1)  Check if database directory contains any extra files which are not
    safe to remove directly and which will not be removed by dropping
    tables, fail if it does.
    Check if server has enough privileges to remove database directory,
    fail if it does not.
1') Once WL#6929 is implemented we can check if we will be trying to drop
    parent tables in some FK without dropping child and  report an error
    here.
2)  Remove files which do not belong to tables and which are known to
    be safe to delete.
3)  Drop all tables in SEs which don't support atomic DDL one-by-one:
    3.1) Call handler::delete_table() to remove table in SE
    3.2) Remove table from the DD and commit the change immediately.
    3.3) Unless we are in GTID mode write DROP TABLES IF EXISTS statement
         for the table dropped to binary log.

   Note that the goal of item 3.3) is to improve crash-safety. One possible
   alternative which sacrifices it but makes binary log more compact is to
   delay write to the binary log until we can write successfull DROP DATABASE
   to it, or when we know that there was some error during it and can write
   artificial DROP TABLES IF EXISTS statement for all tables which we have
   managed to drop.

4) In a single atomic transaction:
  
   4.1) Drop all tables belonging to SE supporting atomic DDL by calling
        for each table handler::delete_table() and then removing it from
        the DD.
   4.2) Remove all stored functions and procedures in the database.
   4.3) Remove all events in the database.
   4.4) Write DROP DATABASE statement to the binary log
   4.5) Commit or rollback the transaction

   Any error in the process is handled by rolling back the transaction.
   If this happens and we have delayed writing to the binary log deletion
   of some atomic-DDL-non-capable table because of GTID mode report a
   special error (this is what happens now in similar situation).
  
5) Call post_ddl() handlerton method to let SEs finalize deletion of the
   tables.

6) Delete database directory from the filesystem.

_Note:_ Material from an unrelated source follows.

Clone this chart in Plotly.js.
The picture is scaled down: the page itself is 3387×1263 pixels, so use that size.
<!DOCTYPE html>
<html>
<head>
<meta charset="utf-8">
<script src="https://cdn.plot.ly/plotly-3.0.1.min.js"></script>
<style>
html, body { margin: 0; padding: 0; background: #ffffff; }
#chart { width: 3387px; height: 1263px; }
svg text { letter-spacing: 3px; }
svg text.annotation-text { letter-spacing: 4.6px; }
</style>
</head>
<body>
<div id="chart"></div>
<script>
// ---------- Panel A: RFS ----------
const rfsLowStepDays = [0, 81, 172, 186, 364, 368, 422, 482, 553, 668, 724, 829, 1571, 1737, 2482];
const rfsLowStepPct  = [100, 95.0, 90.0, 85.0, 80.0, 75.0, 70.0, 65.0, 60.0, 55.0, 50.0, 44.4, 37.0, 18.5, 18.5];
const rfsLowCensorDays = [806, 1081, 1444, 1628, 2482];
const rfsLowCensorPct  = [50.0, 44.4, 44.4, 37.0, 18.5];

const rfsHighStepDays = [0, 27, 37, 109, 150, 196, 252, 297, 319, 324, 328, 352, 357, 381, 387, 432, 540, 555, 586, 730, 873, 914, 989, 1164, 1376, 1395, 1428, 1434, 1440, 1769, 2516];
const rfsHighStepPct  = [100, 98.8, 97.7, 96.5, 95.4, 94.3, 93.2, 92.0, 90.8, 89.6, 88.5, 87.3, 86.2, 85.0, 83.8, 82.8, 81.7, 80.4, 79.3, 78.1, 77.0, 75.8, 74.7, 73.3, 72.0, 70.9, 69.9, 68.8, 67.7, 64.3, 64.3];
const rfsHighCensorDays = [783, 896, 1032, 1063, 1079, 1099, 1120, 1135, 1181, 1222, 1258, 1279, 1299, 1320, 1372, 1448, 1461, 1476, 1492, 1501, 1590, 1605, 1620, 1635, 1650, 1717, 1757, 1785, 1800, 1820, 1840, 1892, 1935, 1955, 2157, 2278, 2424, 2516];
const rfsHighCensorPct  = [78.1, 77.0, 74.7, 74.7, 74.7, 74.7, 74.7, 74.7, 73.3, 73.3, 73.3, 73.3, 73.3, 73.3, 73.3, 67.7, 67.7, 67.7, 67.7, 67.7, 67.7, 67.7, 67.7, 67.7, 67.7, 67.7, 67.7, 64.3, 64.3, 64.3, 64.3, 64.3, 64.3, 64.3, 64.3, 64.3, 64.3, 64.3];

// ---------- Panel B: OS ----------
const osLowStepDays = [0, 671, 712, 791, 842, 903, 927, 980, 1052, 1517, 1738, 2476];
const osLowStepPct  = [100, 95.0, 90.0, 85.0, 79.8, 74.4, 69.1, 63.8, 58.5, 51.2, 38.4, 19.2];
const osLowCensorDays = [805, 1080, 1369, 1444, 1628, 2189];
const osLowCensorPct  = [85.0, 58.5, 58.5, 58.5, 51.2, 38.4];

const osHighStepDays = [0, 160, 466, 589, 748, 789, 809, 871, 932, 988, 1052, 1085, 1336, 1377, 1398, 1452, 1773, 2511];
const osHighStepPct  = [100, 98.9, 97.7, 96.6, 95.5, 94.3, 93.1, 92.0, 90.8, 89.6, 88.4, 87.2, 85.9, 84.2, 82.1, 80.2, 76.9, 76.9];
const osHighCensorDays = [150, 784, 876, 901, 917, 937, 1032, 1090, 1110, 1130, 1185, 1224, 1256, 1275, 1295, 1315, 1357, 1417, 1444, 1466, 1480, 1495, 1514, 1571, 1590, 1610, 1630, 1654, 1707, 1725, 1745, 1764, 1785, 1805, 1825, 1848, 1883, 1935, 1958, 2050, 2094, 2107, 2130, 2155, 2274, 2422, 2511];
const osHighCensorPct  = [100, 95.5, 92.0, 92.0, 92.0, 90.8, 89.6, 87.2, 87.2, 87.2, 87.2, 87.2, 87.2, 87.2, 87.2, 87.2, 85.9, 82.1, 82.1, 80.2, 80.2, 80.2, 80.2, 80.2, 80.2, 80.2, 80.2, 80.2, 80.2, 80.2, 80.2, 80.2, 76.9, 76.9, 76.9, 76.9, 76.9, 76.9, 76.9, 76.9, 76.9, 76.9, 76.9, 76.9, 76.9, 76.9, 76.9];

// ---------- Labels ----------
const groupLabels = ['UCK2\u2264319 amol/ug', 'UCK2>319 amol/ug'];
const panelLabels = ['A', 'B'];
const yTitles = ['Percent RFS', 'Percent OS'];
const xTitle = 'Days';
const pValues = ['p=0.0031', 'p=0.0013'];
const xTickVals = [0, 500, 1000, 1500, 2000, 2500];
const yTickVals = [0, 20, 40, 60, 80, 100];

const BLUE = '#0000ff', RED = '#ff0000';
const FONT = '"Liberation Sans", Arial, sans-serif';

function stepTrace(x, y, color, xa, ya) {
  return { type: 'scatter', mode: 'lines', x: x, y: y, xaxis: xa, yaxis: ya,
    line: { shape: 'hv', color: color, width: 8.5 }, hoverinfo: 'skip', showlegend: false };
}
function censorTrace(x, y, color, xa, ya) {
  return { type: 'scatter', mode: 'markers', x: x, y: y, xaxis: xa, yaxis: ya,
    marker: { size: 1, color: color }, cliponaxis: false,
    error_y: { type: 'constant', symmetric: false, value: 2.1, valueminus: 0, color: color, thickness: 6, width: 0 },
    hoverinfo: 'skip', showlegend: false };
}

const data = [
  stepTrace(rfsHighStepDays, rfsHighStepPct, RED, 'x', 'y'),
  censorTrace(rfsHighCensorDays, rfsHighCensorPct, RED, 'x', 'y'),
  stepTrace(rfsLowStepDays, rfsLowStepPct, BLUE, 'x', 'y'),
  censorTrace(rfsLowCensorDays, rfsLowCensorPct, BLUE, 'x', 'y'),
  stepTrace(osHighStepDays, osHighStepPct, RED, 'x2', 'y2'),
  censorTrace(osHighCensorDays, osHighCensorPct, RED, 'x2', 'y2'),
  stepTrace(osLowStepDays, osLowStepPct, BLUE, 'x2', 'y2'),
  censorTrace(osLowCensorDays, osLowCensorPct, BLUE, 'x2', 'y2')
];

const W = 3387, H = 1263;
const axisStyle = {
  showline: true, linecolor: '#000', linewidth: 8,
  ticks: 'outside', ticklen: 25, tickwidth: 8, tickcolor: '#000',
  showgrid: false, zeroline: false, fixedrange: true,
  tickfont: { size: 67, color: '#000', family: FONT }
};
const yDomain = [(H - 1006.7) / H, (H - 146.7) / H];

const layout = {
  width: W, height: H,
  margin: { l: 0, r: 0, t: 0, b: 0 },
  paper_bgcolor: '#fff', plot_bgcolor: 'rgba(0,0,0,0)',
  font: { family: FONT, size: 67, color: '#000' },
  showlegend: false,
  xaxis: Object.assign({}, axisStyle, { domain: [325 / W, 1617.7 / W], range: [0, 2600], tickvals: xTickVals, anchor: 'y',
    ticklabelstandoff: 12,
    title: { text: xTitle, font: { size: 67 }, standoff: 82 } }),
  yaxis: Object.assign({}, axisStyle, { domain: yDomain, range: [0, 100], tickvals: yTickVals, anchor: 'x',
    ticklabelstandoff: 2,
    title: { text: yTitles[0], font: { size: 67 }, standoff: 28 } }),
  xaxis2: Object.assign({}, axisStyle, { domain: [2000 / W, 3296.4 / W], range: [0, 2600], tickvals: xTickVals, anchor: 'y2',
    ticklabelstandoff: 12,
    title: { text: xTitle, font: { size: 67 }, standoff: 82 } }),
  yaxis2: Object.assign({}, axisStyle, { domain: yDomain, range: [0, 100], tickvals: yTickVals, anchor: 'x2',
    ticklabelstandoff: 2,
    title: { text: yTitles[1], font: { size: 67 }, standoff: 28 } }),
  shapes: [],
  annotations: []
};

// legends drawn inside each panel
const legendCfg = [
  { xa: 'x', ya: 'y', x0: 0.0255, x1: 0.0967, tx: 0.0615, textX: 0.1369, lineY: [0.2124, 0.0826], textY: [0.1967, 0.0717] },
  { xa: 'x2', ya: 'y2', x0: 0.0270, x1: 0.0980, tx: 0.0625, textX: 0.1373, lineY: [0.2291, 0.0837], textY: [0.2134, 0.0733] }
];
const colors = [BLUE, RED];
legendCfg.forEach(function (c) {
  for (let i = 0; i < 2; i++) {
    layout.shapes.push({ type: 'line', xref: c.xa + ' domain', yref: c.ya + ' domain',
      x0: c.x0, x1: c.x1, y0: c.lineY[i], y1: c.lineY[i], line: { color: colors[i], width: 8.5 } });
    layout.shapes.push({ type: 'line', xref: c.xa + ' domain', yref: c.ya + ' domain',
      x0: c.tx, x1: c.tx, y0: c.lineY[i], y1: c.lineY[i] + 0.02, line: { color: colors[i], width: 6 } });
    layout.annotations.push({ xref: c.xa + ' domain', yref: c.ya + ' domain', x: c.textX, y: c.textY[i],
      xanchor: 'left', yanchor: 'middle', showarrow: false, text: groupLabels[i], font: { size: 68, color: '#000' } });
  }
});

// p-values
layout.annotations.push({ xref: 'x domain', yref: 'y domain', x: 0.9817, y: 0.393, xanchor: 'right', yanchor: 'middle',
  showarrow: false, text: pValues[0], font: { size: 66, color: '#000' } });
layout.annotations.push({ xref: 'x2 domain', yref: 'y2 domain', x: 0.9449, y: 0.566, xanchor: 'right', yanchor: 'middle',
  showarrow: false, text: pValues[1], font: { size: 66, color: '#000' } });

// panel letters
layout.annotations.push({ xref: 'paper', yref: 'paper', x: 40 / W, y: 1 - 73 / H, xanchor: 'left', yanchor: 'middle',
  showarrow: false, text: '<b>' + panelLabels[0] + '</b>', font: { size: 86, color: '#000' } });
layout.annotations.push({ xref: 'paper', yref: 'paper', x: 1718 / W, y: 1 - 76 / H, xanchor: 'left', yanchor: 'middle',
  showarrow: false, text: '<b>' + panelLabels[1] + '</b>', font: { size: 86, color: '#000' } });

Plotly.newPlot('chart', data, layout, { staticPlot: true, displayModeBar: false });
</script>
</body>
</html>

Of course, the above means that there is hole in atomicity if crash occurs
after 4.5) and before 6). This problem requires introduction of redo log
for database directory removal and will be solved outside of this WL.

H. ALTER TABLE EXCHANGE PARTITION
---------------------------------

There is additional problem with current implementation of this statement.
It breaks encapsulation of partitioning support in SEs since it swaps table
and partitions by simple rename of tables in SE and thus disclosing the
fact that partitions are just another kind of tables.

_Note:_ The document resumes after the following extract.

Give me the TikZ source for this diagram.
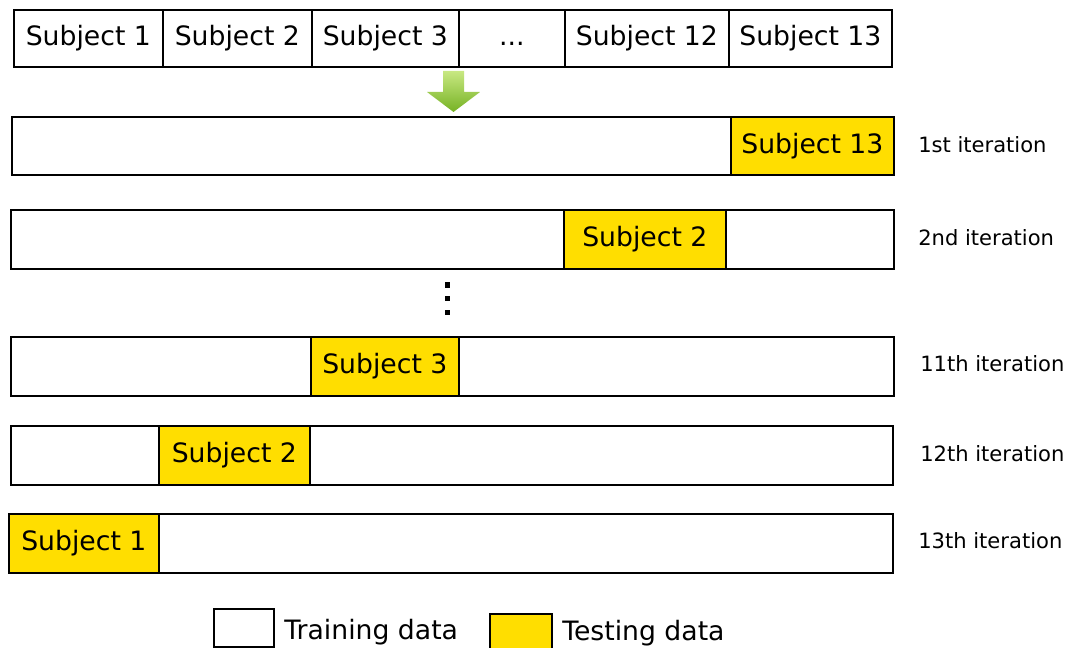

We solve this problem by introducing new 

Partition_handler::exchange_partition[_low](const char *part_table_path,
                                            const char *swap_table_path,
                                            uint part_id,
                                            dd::Table *part_table_def,
                                            dd::Table *swap_table_def)

method. SEs which support native partitioning need to implement this
method. Non-native partitioning will be no longer supported thanks to
WL#8971.

After that new implementation of this statement starts looking like:

1) Check if table and partition have compatible metadata and can be
   exchanged.
2) Call Partition_handler::exchange_partition() method to exchange
   table and partition. SE can adjust dd::Table objects for both
   non-partitioned and partitioned table as well as do other DD
   modifications during this step. Long-term this will be allowed
   only for SEs which support atomic DDL.
3) Save adjusted table definitions to the DD. Long-term this will be
   done only for SEs which support atomic DDL. Short-term for other
   SEs we will commit these changes immedeately.
4) Write statement to the binary log
5) Commit or rollback the transaction
6) Call handlerton post_ddl() method to let SE finalize
   exchange (might be no-op).

Similarly to other statements if SE supports atomic DDL any error can be
handled by simple rollback. For SEs which do not support it, exchange of
table and partition in opposite direction might be required to do this.